Tanto Anguita como Lihn, son referencias acaso soterradas. Asimismo las potenciales intertextualidades. Pienso por ejemplo en el verso que reza: “asumía su extravío como un anciano ciego atravesando una tierra estéril”, que podría recordar al Tiresias de Eliot. También la concentración en las estaciones del año y su ciclo enrarecido podría hallarse vinculada al poeta británico-estadounidense. Sin embargo, lo que devela este ejercicio de búsqueda, es que la aplicación de posibles referencias literarias establecidas en un a priori por la conciencia del poeta, a la vez indican su contra sentido.
Al caso, el elemento del azar ocupa un lugar intrínseco. No es maldición sino condición agradecida. El destino de todo ser y escritura es depositado en manos de lo insustancial. La conciencia entonces comprende que juega siempre de manera parcial lo inconsciente. Por ende, la mención de Francis Bacon o de Theodor Adorno en los poemas, corresponderían a meras ocupaciones de repertorios para dar con la exposición de un conflicto que es más esencial que la presunción de un determinado bagaje literario o cultural, o la posible lectura desde alguna teoría: todo eso es “jerga hueca”.
Ante la pugna esbozada, cabe preguntar: ¿por qué opera el cotidiano como necesidad inamovible? Asistamos, para palpar aquello, a los siguientes versos:
Aquí la memoria se desgarra en lenta ceremonia,
a tientas entre el movimiento de la vida práctica
y los espacios vacíos que esta página imita,
y en que se acumulan las perspectivas agridulces de la transparencia,
la enumeración trasnochada de jinetes imaginarios,
cenizas sepulcrales y juguetes ruinosos,
piedras legibles como trozos de luz,
resplandores de un atardecer pasado de moda,
confesiones patéticas como hollín envilecido,
fragmentos de un cielo arrasado, la derrota de un cuerpo
en la adusta perplejidad del invierno anterior.
¿Por qué entonces late la cotidianidad?
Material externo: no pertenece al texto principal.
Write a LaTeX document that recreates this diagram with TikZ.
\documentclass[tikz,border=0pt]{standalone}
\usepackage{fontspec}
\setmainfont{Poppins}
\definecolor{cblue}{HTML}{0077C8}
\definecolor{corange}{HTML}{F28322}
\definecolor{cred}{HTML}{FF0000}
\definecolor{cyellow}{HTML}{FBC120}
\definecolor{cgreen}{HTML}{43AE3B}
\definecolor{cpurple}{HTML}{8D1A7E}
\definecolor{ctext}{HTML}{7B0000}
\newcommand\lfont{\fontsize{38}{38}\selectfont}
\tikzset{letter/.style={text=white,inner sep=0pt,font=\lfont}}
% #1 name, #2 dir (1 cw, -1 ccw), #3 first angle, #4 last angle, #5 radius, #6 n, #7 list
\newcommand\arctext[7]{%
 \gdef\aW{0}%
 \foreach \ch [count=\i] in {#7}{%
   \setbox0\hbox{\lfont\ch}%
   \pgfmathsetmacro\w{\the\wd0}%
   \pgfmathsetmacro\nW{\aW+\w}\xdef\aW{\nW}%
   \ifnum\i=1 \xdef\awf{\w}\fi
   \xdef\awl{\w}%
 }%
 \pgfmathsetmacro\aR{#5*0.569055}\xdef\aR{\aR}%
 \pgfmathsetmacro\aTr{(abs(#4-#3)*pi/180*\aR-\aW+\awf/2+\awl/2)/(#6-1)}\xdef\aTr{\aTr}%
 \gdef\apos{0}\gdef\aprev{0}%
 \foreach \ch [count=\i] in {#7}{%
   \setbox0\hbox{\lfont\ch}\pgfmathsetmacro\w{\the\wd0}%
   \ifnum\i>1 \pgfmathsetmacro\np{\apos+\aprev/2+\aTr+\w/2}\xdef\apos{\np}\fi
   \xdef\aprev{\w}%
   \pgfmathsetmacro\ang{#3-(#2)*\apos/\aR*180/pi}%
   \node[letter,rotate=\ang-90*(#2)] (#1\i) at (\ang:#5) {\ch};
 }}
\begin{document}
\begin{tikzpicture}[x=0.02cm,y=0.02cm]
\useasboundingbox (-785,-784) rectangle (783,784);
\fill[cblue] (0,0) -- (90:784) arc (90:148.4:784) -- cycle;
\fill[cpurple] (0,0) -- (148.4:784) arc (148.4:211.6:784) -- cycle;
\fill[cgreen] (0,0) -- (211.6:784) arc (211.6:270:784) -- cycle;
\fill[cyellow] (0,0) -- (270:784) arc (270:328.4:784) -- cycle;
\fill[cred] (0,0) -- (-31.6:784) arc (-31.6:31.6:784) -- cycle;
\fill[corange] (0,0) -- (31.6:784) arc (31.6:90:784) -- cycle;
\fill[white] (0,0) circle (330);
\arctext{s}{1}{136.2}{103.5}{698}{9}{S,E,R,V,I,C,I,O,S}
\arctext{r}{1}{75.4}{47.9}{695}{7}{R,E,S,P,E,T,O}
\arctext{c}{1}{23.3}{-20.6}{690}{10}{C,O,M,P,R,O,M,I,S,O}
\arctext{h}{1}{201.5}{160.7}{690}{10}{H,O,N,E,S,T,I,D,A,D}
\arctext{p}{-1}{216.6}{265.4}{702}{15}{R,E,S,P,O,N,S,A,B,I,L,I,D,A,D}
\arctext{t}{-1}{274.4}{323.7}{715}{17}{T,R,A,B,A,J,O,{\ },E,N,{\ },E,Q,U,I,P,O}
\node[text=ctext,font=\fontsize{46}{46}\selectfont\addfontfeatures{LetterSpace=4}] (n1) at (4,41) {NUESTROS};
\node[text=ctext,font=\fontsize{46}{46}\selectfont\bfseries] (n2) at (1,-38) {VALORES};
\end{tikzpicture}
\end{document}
Porque es el actuar con su signo indeleble de una escritura que jamás escapa —pese a su cualidad arbitraria— de señalar espacios y objetos reales. Sin embargo, la poesía en Claro azar es una voz que carga con designios complejos de descifrar, estigmas que promulgan una nostalgia, una sospecha, una agonía y una ironía desde un plano superior al de la materia física. Retórico, el hablante vaga entre la estela de un pensamiento que desafía todo orden imperante en conjugar palabra y realidad como unidad, asumiendo la distancia agrietada como señal del verbo. La voz nos arrastra en un decir que no termina por concretarse.
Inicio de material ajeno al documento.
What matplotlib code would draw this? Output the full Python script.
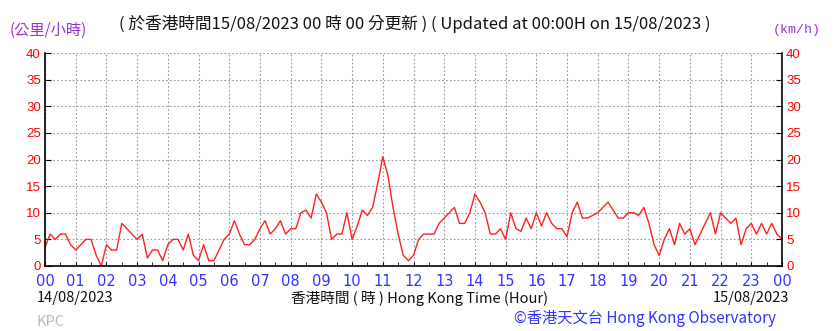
import numpy as np
import matplotlib
matplotlib.use("Agg")
import matplotlib.pyplot as plt
from matplotlib.ticker import MultipleLocator

CJK = ['Noto Sans CJK TC', 'DejaVu Sans']
plt.rcParams['font.family'] = CJK

# wind speed (km/h), 10-minute readings from 00:00 14/08 to 00:00 15/08
speed_by_hour = [
    [3.5, 6, 5, 6, 6, 4],        # 00
    [3, 4, 5, 5, 2, 0],          # 01
    [4, 3, 3, 8, 7, 6],          # 02
    [5, 6, 1.5, 3, 3, 1],        # 03
    [4, 5, 5, 3, 6, 2],          # 04
    [1, 4, 1, 1, 3, 5],          # 05
    [6, 8.5, 6, 4, 4, 5],        # 06
    [7, 8.5, 6, 7, 8.5, 6],      # 07
    [7, 7, 10, 10.5, 9, 13.5],   # 08
    [12, 10, 5, 6, 6, 10],       # 09
    [5, 7.5, 10.5, 9.5, 11, 15.5],  # 10
    [20.5, 17, 11, 6, 2, 1],     # 11
    [2, 5, 6, 6, 6, 8],          # 12
    [9, 10, 11, 8, 8, 10],       # 13
    [13.5, 12, 10, 6, 6, 7],     # 14
    [5, 10, 7, 6.5, 9, 7],       # 15
    [10, 7.5, 10, 8, 7, 7],      # 16
    [5.5, 10, 12, 9, 9, 9.5],    # 17
    [10, 11, 12, 10.5, 9, 9],    # 18
    [10, 10, 9.5, 11, 8, 4],     # 19
    [2, 5, 7, 4, 8, 6],          # 20
    [7, 4, 6, 8, 10, 6],         # 21
    [10, 9, 8, 9, 4, 7],         # 22
    [8, 6, 8, 6, 8, 6],          # 23
]
last_speed = 5
hour_labels = ['%02d' % h for h in range(24)] + ['00']

speed = np.array([v for hr in speed_by_hour for v in hr] + [last_speed])
hours = np.arange(len(speed)) / 6.0

RED = '#ff0000'
BLUE = '#3333ff'
PURPLE = '#9933cc'

fig = plt.figure(figsize=(8.36, 3.31), dpi=100)
ax = fig.add_axes([45 / 836, 65 / 331, 737 / 836, 213 / 331])

ax.plot(hours, speed, color='#ff2020', lw=1.0)

ax.set_xlim(0, 24)
ax.set_ylim(0, 40)
ax.set_xticks(range(25))
ax.set_xticklabels(hour_labels, color=BLUE, fontsize=10.5, family='DejaVu Sans')
ax.xaxis.set_minor_locator(MultipleLocator(0.5))
ax.yaxis.set_major_locator(MultipleLocator(5))
ax.tick_params(axis='x', which='both', direction='in', length=3, pad=6, color='black')
ax.tick_params(axis='y', which='both', direction='in', length=4, labelcolor=RED,
               labelsize=9.5, right=True, labelright=True, pad=3)
for t in ax.yaxis.get_major_ticks():
    for lab in (t.label1, t.label2):
        lab.set_family('Liberation Sans')
        lab.set_va('center_baseline')

ax.grid(True, which='major', color='#999999', linestyle=(0, (1.5, 2)), lw=0.8)
ax.spines['top'].set_visible(False)
for s in ['left', 'right', 'bottom']:
    ax.spines[s].set_color('black')
    ax.spines[s].set_linewidth(1.2)

fig.text(10 / 836, 1 - 30 / 331, '(公里/小時)', color=PURPLE, fontsize=11, va='center', ha='left')
fig.text(821 / 836, 1 - 30 / 331, '(km/h)', color=PURPLE, fontsize=9.5, va='center', ha='right',
         family='Liberation Mono')
fig.text(415 / 836, 1 - 24 / 331,
         '( 於香港時間15/08/2023 00 時 00 分更新 ) ( Updated at 00:00H on 15/08/2023 )',
         color='#111111', fontsize=12, va='center', ha='center')

fig.text(37 / 836, 1 - 298 / 331, '14/08/2023', color='#111111', fontsize=10.5, va='center', ha='left')
fig.text(420 / 836, 1 - 298 / 331, '香港時間 ( 時 ) Hong Kong Time (Hour)', color='#111111',
         fontsize=10.5, va='center', ha='center')
fig.text(789 / 836, 1 - 298 / 331, '15/08/2023', color='#111111', fontsize=10.5, va='center', ha='right')
fig.text(37 / 836, 1 - 322 / 331, 'KPC', color='#bbbbbb', fontsize=10.5, va='center', ha='left')
fig.text(776 / 836, 1 - 318 / 331, '©香港天文台 Hong Kong Observatory', color=BLUE,
         fontsize=11, va='center', ha='right')

fig.savefig('out.png', dpi=100)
Y acaso esta sea una de las mayores virtudes del poemario. “Habíamos dejado de estar próximos a la marea”, para arrimarnos a la marea que implica el flujo del verso en su existencia plena, en aquel momento en que nos acercamos al texto y le leemos. Yace el desafío continuo de deslizar una voz en los bordes de un lenguaje del que aún no conocemos con certeza sus caracteres. Un tanto más concluyente, el hablante dicta:
Volver a las estaciones del tacto, no a las preguntas,
no implica olvidar las respuestas.
Sólo que éstas se dibujan en el azar que, felizmente, no dominamos.
Allí la clave, la consonancia única que autoriza la existencia del verso dentro de una naturaleza que le es propia y aún no arrebatada, pese a los múltiples intentos de la gratuita confianza en un gesto que pesa mucho más que su mero decir.